Other takeaways as you walk through the home, there is a stuffed pheasant that gets hauled out for festive occasions. And like my wife, Virginia likes to drink Dr. Pepper – small bottles of the soda were on a kitchen shelf. There's a bowl with three goldfish on the dining room table, and Irish Wake Table. And Virginia's little dog Twinkles walked here and there.
Another history teller, Clara King, who was visiting from Wilmington, was in the kitchen talking about how everybody is connected.
“There are connections everywhere you turn in northeastern North Carolina – you can not do better,” she said.
Trust me when I say, the genealogy was running pretty thick in a room filled with Woods and their relations – it's a Southern thing to link X to Y on the family tree. As an example, King noted how Jane Iredell Wright's uncle, Henry MacMillan, was the gentleman, who along with his wife Helen, painted the murals. And wouldn't you know that Iredell Wright was in the kitchen at that very moment in time when my wife and I were walking through.
“I think you are kin to my children,” Virginia Wood said to Iredell Wright.
Around every corner, there is a story to tell about Greenfield. Virginia noted that the famous architect William Nichols put the transoms over the doors. Of course the big job Nichols did was the work at Hayes Plantation – also a Wood home.
“While Nichols was here, he did something for everyone,” Virginia Wood said. “He lived in this house and married an Edenton girl (Sarah Simons).”
While on the topic of marriage, Virginia shared a quick tidbit about her husband of 45 years, Thomas Benbury Haughton Wood Sr., who died nearly 12 years ago. He was born and raised at Greenfield, but when they got married, they lived in a house by Westover General Store – that's the shop that sells the good sandwiches on West Queen Street. Later Wood talked about how she and her husband renovated now familiar manor homes in Chowan County.
Back to Greenfield, as Virginia talked about the original rooms in the house, she weaved that history with this or that photo or painting. Yes, two black and white photographs of Abraham Lincoln hang on the wall which conjures up many questions. One portrait is of young Lincoln after his “House Divided” speech. The second photo shows Lincoln a bit more worn and weary during the latter part of his presidency.
“People think – wow, you've got Abraham Lincoln on the wall,” she said. “I happen to like him. I think he was one of the bravest presidents we ever had.”

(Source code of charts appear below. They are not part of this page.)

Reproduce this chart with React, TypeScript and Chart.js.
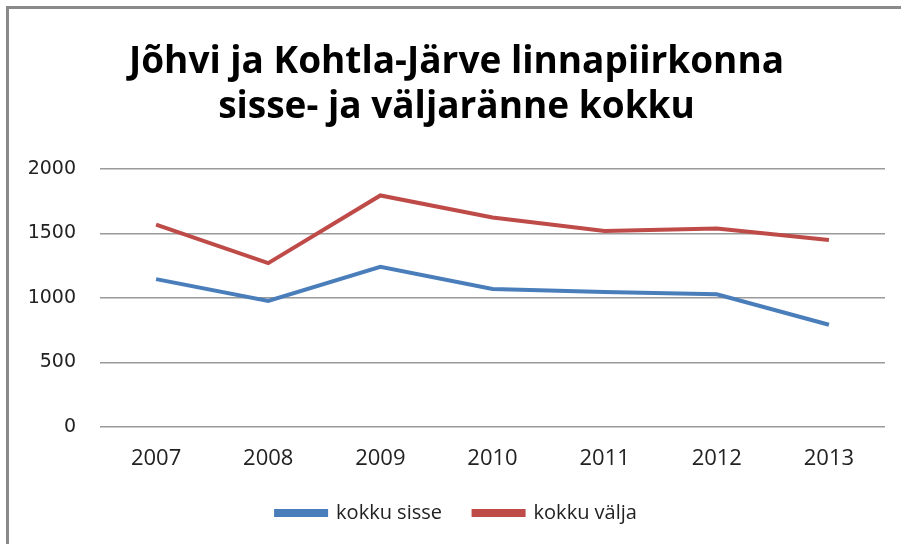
import React, { useEffect, useRef } from "react";
import { Chart, registerables } from "chart.js";

Chart.register(...registerables);

const years = ["2007", "2008", "2009", "2010", "2011", "2012", "2013"];
const kokkuSisse = [1146, 977, 1242, 1070, 1047, 1029, 793];
const kokkuValja = [1569, 1270, 1795, 1624, 1520, 1538, 1450];
const titleLines = ["Jõhvi ja Kohtla-Järve linnapiirkonna", "sisse- ja väljaränne kokku"];
const seriesNames = ["kokku sisse", "kokku välja"];

export default function App() {
  const ref = useRef<HTMLCanvasElement | null>(null);
  useEffect(() => {
    if (!ref.current) return;
    const chart = new Chart(ref.current, {
      type: "line",
      data: {
        labels: years,
        datasets: [
          {
            label: seriesNames[0],
            data: kokkuSisse,
            borderColor: "#4a7ebb",
            backgroundColor: "#4a7ebb",
            borderWidth: 4,
            pointRadius: 0,
            tension: 0,
          },
          {
            label: seriesNames[1],
            data: kokkuValja,
            borderColor: "#be4b48",
            backgroundColor: "#be4b48",
            borderWidth: 4,
            pointRadius: 0,
            tension: 0,
          },
        ],
      },
      options: {
        animation: false,
        responsive: false,
        maintainAspectRatio: false,
        layout: { padding: { left: 28, right: 16, top: 0, bottom: 11 } },
        plugins: {
          title: {
            display: true,
            text: titleLines,
            color: "#000",
            font: { family: "'Open Sans'", size: 37, weight: "bold", lineHeight: 1.216 },
            padding: { top: 39.5, bottom: 39.5 },
          },
          legend: {
            position: "bottom",
            labels: {
              boxWidth: 50,
              boxHeight: 4,
              padding: 31.6,
              color: "#222",
              font: { family: "'Open Sans'", size: 20 },
            },
          },
          tooltip: { enabled: false },
        },
        scales: {
          x: {
            offset: true,
            afterFit: (s: any) => {
              s.height = 44.4;
            },
            grid: { display: false, drawTicks: false },
            border: { display: false },
            ticks: {
              padding: 19,
              color: "#222",
              font: { family: "'Open Sans'", size: 22, lineHeight: 1.2 },
            },
          },
          y: {
            min: 0,
            max: 2000,
            afterFit: (s: any) => {
              s.width = 72;
            },
            grid: { color: "#9a9a9a", lineWidth: 1.5, drawTicks: false },
            border: { display: false },
            ticks: {
              stepSize: 500,
              padding: 24,
              color: "#222",
              font: { family: "'DejaVu Sans'", size: 19 },
              callback: (v: any) => String(v),
            },
          },
        },
      },
    });
    return () => chart.destroy();
  }, []);

  return (
    <div style={{ position: "absolute", left: 0, top: 0, width: 901, height: 544, background: "#fff", overflow: "hidden" }}>
      <div
        style={{
          position: "absolute",
          left: 6,
          top: 6,
          width: 901,
          height: 544,
          borderTop: "3px solid #8a8a8a",
          borderLeft: "3px solid #8a8a8a",
        }}
      />
      <canvas ref={ref} width={901} height={544} style={{ position: "absolute", left: 0, top: 0, width: 901, height: 544 }} />
    </div>
  );
}
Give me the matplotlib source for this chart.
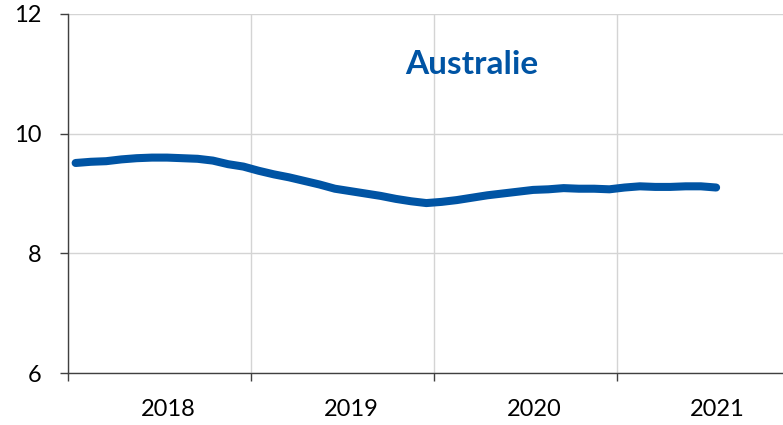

History weaves its tapestry through Greenfield as Virginia told the tale of a painting of a real life ship – Frank P. Barlow – that was built by Edenton shipbuilders in 1783 at Minzie's Creek in Perquimans County.
“It really ought to be in a museum somewhere,” she said of the painting. “Everything has a story.”
Above the mantle in the den, there is a portrait of her late husband. Wood talked about how the portrait is so lifelike that after he died in 2007, the family dog was convinced that it was really him.
Seeing the portrait, Wood told the story about how her husband's aunt, Matilda Haughton, married a young Elizabeth City lawyer named John C. B. Ehringhaus, who served as governor of the Tarheel State during the 1930s.
“My father practiced law with him before he went to Raleigh,” she said. “Edenton is full of stories like that.”
After learning more about the Wood family, portraits, murals, some Prohibition era barrels, Virginia walked with me and my wife into her front yard. As Wood talked about her love of Greenfield, she made a bouquet from red camellias and purple flowers planted in her yard. Everyone took note of the people who were visiting her home during Pilgrimage – estimated to be more than 200 souls. Having participated in Pilgrimage in years past, Wood offered this observation.
“I think this year's Pilgrimage was successful. People love Edenton when they come. They love it and respect it. They love it when everybody speaks to them, and are so gracious when they are in these houses.”